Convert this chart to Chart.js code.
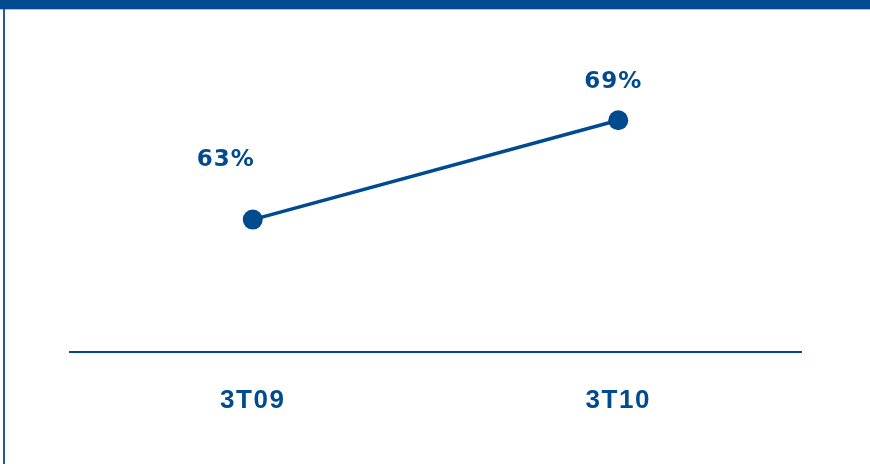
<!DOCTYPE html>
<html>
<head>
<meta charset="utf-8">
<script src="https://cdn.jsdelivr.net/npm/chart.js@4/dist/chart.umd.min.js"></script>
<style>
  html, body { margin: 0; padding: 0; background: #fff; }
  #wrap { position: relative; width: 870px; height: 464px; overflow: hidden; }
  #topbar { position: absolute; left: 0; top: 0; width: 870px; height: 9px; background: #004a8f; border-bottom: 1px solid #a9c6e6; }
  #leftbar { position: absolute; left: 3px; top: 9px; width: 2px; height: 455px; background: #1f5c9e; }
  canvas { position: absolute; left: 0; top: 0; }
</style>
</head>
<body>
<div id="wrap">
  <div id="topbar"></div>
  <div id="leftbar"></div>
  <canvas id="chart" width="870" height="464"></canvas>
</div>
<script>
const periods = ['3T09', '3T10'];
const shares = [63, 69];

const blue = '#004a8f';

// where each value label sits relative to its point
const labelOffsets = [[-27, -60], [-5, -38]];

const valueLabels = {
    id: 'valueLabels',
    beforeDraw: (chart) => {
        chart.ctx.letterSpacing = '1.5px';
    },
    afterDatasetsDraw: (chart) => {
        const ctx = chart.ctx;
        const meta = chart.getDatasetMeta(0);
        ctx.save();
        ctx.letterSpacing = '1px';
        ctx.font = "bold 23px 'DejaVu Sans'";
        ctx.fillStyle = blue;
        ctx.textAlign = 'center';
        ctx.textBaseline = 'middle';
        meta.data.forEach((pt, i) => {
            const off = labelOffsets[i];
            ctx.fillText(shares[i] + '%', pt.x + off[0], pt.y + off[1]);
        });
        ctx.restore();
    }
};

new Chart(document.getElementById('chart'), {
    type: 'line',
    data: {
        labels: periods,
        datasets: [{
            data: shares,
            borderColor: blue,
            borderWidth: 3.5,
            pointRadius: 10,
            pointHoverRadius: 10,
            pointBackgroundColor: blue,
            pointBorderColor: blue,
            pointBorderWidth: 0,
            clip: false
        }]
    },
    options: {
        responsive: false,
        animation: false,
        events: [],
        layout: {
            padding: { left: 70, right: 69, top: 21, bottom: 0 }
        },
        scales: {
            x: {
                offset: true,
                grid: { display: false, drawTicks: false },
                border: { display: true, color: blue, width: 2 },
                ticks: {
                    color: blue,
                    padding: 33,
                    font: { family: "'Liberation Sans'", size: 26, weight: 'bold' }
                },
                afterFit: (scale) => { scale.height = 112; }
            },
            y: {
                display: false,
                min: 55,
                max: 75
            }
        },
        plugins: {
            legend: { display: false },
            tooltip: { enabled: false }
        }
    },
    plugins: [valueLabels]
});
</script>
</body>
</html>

EXERCISE AIM
Track down every line of the material containing the string "chart", and copy it.

IN RESPONSE
Convert this chart to Chart.js code.
<script src="https://cdn.jsdelivr.net/npm/chart.js@4/dist/chart.umd.min.js"></script>
  <canvas id="chart" width="870" height="464"></canvas>
    beforeDraw: (chart) => {
        chart.ctx.letterSpacing = '1.5px';
    afterDatasetsDraw: (chart) => {
        const ctx = chart.ctx;
        const meta = chart.getDatasetMeta(0);
new Chart(document.getElementById('chart'), {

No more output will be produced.